For your Just Too Cool file…
Benedictine nuns make their home on the range
By Jim West
Catholic News Service
VIRGINIA DALE, Colo. (CNS) — Sister Maria Walburga Schortemeyer is at home wading through the mud and manure of a barnyard in boots, work pants, a fleece jacket, and her white veil.
Minutes later, in the black-and-white habit of a Benedictine nun, she is equally at home singing psalms and praying the Divine Office in a chapel with other nuns.
Sister Maria Walburga is the ranch manager at the Abbey of St. Walburga in Virginia Dale. The town sits in the arid and isolated foothills of the Rocky Mountains, almost within shouting distance of the Wyoming border.
This community of 24 Benedictine nuns is a semi-cloistered contemplative order. They view their main work as prayer, coming together in the chapel seven times a day. What makes them unusual is their ranch. They raise beef cattle on 250 acres that they own and another 1,500 acres where they have grazing rights.
The abbey was originally established in Boulder in 1935 by Benedictines from Eichstatt, Germany, who fled Adolf Hitler’s growing power. Benedictines have always been associated with agriculture, and the Boulder community established a dairy and grew alfalfa, corn, oats and barley for the cows. When the abbey needed to expand and with Boulder growing into a crowded city, the sisters moved to Virginia Dale in 1997 on land donated by a Denver couple.
As they moved, the sisters changed from raising dairy cattle to beef. They keep 40 female cows and a few bulls and steers. Calves stay until they are ready for slaughter at 2 years old. The cows all have names, which Sister Maria Walburga maintains is not an issue when it’s time for slaughter. The processing is contracted out to a commercial operation.

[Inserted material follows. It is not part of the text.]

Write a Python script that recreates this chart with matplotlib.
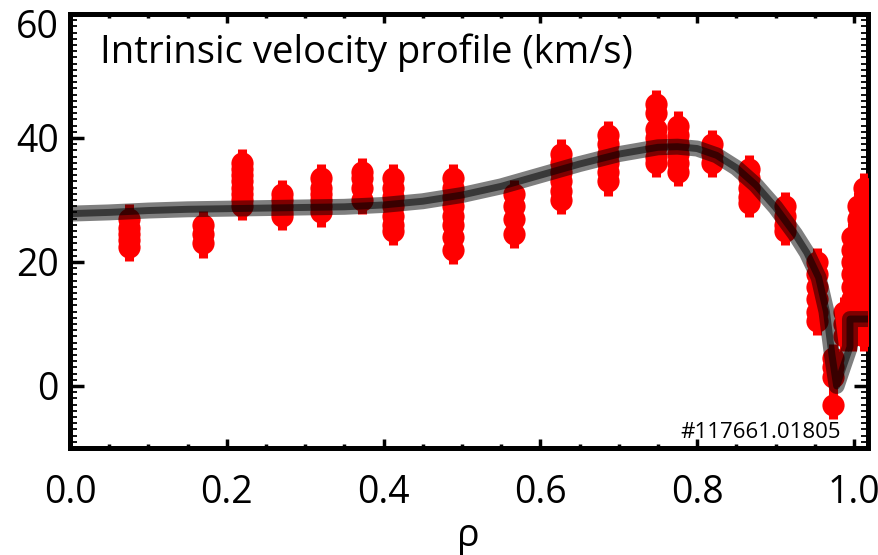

St. Benedict said to treat everything “as vessels of the altar,” she explained in an interview for Catholic News Service. The nuns treat the animals with reverence, she said, but that doesn’t mean they can’t be consumed. “We feel God gave them for the use of man.”
Treating the animals with reverence, said Mother Maria Michael Newe, the abbess, means not “pumping in hormones and things of that nature to make them be more than they are supposed to be, and just for the pure purpose of using them for money.”
The abbey’s beef is in such demand that it can only be purchased when an existing client drops off the customer list.
Besides cattle and chickens, the sisters also keep bees, raise water buffalo and a few llamas, and have five cats. The llamas guard the cattle from mountain lions. [Llamas can be nasty. I wonder if one of them is named “Ralph”….]
Read the rest there.
I’ll bet none of them want to be priests, ride on a bus, or belong to the LCWR.
Also, the Benedictines in Missouri who have made the great audio CDs also have some farming going.